There is no assured route for achieving investment success, nor for that matter is there any cut-and-dried, instantly applicable, sure-shot formula for making money in the stock market. There are no high-flying stock market geniuses or financial wizards either. Leaving aside the lucky few who make pots of money within a short span of time, for most other people investing in the stock market is just like any other business. It take times, patience, hard work and perseverance to achieve success. However, there is one redeeming feature about stock market investments that singles them out for favorable attention. Over the next ten to twenty years, the Indian capital and stock markets are going to offer some of the best and most lucrative opportunities to make big money compared to most other investment avenues. This collection of tips has been given with a view to help you take advantage of these opportunities.
Do not invest in unlisted shares
This is the first basic principle for profitable stock market investment.
Invest in active shares
Invest only in shares that are traded frequently on the stock exchange, preferably at least 3-4 times a week. Give preferance to shares that are traded regularly on more than one stock exchange.
Diversify your investments
Do not put all your money into shares of any one company or industry-spread it over ten or twenty companies. Diversification minimizes risks, lends stability to your profitable and ensures safety of capital.
Excess diversification, for example, portfolio of shares of 80 to 90 companies, puts a limit on high returns without commensurate compensation in the form of added safety. Over-diversification is nothing more or less than average investing for average returns. Shares in, say ten companies engaged in eight to ten different industries generally provide sufficient diversification.
Ensure Liquidity of your investment
A liquid investment is one which can be easily sold. Buy only liquid shares, not shares which you may later have difficulty in selling. In other words, do not block your money by purchasing shares for which you may not be able to find ready buyers when you want to sell them.
In all investments there is a trade-off between reward and risk
High-returns investments usually carry high risk, whereas low return investments carry lower risks. Try to strike a balance between reward and risk while making your investment selection.
Investment risks can be reduced through knowledge and experience.
Calculated investment decisions carry lower risks than blind, impulsive decisions taken without adequate information and analysis. Experience and knowledge minimize exposure to investment risk. Therefore, keep yourself well informed, do your investment homework and get competent and informed investment advice before you take a buy or sell decision.
Understanding the stock markets
The stock markets always over-react. They over-react both when they rise and when they fall. This is a basic truth applicable to stock markets all over the world. Over reaction is what gives to booms and depressions. In a bull or rising market, share prices shoot past their intrinsic values to reach dizzy heights; whereas in a bear or falling market, they plummet to depths far below their intrinsic worth.

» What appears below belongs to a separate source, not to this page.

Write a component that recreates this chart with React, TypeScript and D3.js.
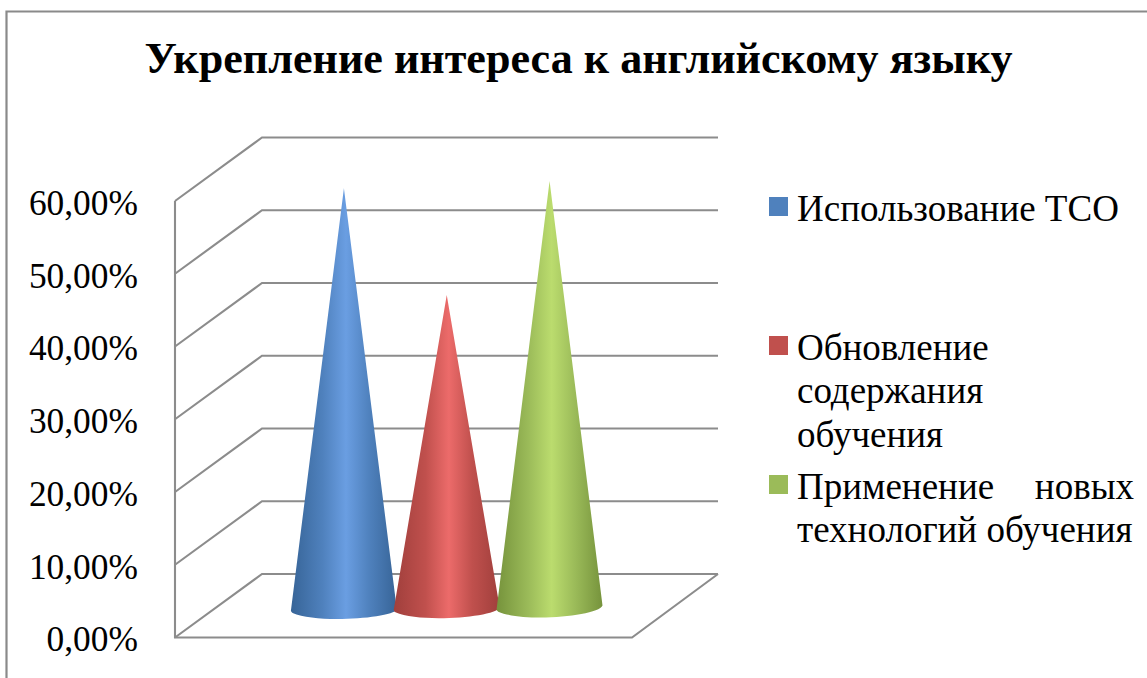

These overreactions provide opportunities to intelligent investors for making money.
Stock market prices never go straight up or straight down
They always move in short up and down spurts, i.e. in a zigzag pattern. Every rise is followed by a fall, called a reaction-and every fall is followed by a rise which is called a rally. You should make use of this universally observed stock market behaviour for timing your buy and sell decisions.
Greed and fear are the two most dominant emotions that influence stock market behavior
Greed is the dominant, all-pervasive emotion that fuels a boom, whereas fear eclipse all other emotions in a falling market. Greed and fear are what lead to stock market over-reaction.
The stock markets are irrational in the short-run, but rational over the long-term
Day-to-day, week-to-week share price movements are governed by rumours, gossip, tips, misinformation, crowd behaviour, mass psychology and knee-jerk reactions to news headlines and breaking news. This is the main reason why it is so difficult to understand, interpret and predict short-term share price movements. In the long-term (generally over one year) on the other hand, the price of a share tends to converge towards its intrinsic value. In other words, over the long term violent price fluctuations tend to get flattened out, thus enabling price and value to match. Therefore, it is always advisable to bank on the underlying long-term trends while making your investment decisions, and not focus on erratic short-term price fluctuations.